Но знаю по изданной в поздние годы литературе, написанной Тайми, Куусиненом, Сюкияйненом о том, что было расстреляно и потоплено тысячи невинных. Десятки тысячь заключено в лагеря где также погибли тысячи, и эта кровь лежит тяжким бременем на совести финской буржуазии и будет лежать до лет когда будет осуществлена революция, когда у власти в Финляндии встанет рабоче-крестьянское правительство Финляндии[81].


Помимо этого в процессе работы в архиве Выборгского музея-заповедника были найдены воспоминания Сапожникова Г. С. Приводим отрывок из них.


<…> Организаторами боевых дружин в Выборге были Рахья и Латукка. Они поддерживали настоящую связь с Советом, от которого получали оружие и инструкторов для обучения финских рабочих военному искусству.

Штаб финских красногвардейцев помещался в подвальном этаже Выборгского вокзала. В нем всегда можно было застать Латукка, который принимал донесения связных и руководил всей деятельностью Красной гвардии. Финские белогвардейцы тоже имели свои боевые организации, главным образом при железнодорожных станциях в окрестностях города.

10 ноября /по новому стилю / исполком Выборгского Совета получил сообщение о победе Октябрьской Социалистической революции. Одновременно было сообщено, что Керенский и другие контрреволюционеры пытаются вести войска на Петроград, что надо эти войска задерживать и разоружать.

Исполком поручил мне проводить тщательную проверку поездов, направляющихся через Выборг. Но во время проверки оказалось, что солдаты в большинстве ехали без оружия, так как собирались вернуться в родные края. Только одна, довольно многочисленная революционная группа матросов проезжала по заданию Центробалта в нужном направлении. В поезде шедшем в Гельсингфорс встретил тт. Коллонтай и Устинова, познакомились, пожали друг-другу руки и я им пожелал счастливого пути.

Во второй половине ноября в Выборгский Совет прибыла делегация от финской буржуазии с мольбой на финских красногвардейцев. Делегация просила исполком не оказывать помощи красногвардейцам в вооружении, так как последние якобы «терроризируют» мирное население.

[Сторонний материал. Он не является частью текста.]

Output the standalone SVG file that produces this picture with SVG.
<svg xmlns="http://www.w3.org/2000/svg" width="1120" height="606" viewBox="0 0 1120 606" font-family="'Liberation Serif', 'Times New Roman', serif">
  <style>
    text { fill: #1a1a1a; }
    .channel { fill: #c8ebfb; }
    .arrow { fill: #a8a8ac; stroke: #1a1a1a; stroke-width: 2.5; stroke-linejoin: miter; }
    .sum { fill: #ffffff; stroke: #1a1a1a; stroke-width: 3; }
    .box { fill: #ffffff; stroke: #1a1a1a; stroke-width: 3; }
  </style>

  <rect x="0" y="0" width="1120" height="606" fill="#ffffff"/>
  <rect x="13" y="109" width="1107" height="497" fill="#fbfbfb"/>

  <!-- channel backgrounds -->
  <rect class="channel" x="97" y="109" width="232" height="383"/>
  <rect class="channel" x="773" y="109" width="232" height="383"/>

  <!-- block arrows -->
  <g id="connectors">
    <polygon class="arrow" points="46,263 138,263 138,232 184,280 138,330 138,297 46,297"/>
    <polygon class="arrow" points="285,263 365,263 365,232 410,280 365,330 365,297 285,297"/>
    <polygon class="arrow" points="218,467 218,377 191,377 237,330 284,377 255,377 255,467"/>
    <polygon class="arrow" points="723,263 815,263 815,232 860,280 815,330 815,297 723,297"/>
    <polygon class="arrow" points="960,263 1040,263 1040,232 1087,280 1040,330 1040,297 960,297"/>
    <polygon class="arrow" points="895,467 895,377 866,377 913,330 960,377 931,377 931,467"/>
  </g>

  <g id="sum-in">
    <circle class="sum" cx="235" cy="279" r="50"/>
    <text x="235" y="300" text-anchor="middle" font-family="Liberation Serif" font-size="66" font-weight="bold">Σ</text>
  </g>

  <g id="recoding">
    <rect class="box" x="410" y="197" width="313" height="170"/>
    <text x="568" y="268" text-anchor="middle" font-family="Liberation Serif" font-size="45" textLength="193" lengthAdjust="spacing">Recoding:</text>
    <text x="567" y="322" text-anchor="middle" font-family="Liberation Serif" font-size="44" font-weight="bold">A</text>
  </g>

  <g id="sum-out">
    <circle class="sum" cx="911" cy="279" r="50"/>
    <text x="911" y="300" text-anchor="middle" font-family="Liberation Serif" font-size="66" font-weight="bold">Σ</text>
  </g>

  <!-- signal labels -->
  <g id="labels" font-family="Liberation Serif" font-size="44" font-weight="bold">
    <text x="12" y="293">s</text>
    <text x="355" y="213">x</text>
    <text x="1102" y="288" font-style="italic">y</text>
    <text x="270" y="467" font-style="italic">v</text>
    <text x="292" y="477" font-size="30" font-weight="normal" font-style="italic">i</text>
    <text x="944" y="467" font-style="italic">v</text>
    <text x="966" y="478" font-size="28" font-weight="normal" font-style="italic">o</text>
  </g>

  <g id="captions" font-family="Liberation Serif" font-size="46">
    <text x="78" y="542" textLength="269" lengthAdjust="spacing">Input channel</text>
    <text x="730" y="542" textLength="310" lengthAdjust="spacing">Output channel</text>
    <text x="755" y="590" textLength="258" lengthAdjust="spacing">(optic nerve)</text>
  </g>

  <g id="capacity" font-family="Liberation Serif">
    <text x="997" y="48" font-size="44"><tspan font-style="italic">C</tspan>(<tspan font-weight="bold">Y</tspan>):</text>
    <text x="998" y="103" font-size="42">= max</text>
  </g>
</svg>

Выслушав жалобу, исполком порекомендовал по этому вопросу обратиться к командованию финской Красной гвардии.

Так эти парламентеры и ушли, не солоно хлебавши. Однако, финские контреволюционеры лихорадочно готовились к большим мероприятиям не только против финских красногвардейцев, но и нанести серьезный удар по воинским частям Выборгского гарнизона.

20 декабря, во время моего ночного дежурства в исполкоме, по телефону сообщили, что в городе открыты рейнсковые подвалы, что солдаты пьют вино на месте и растаскивают по казармам. У здания исполкома всегда дежурили два бронеавтомобиля вооруженные пулеметами.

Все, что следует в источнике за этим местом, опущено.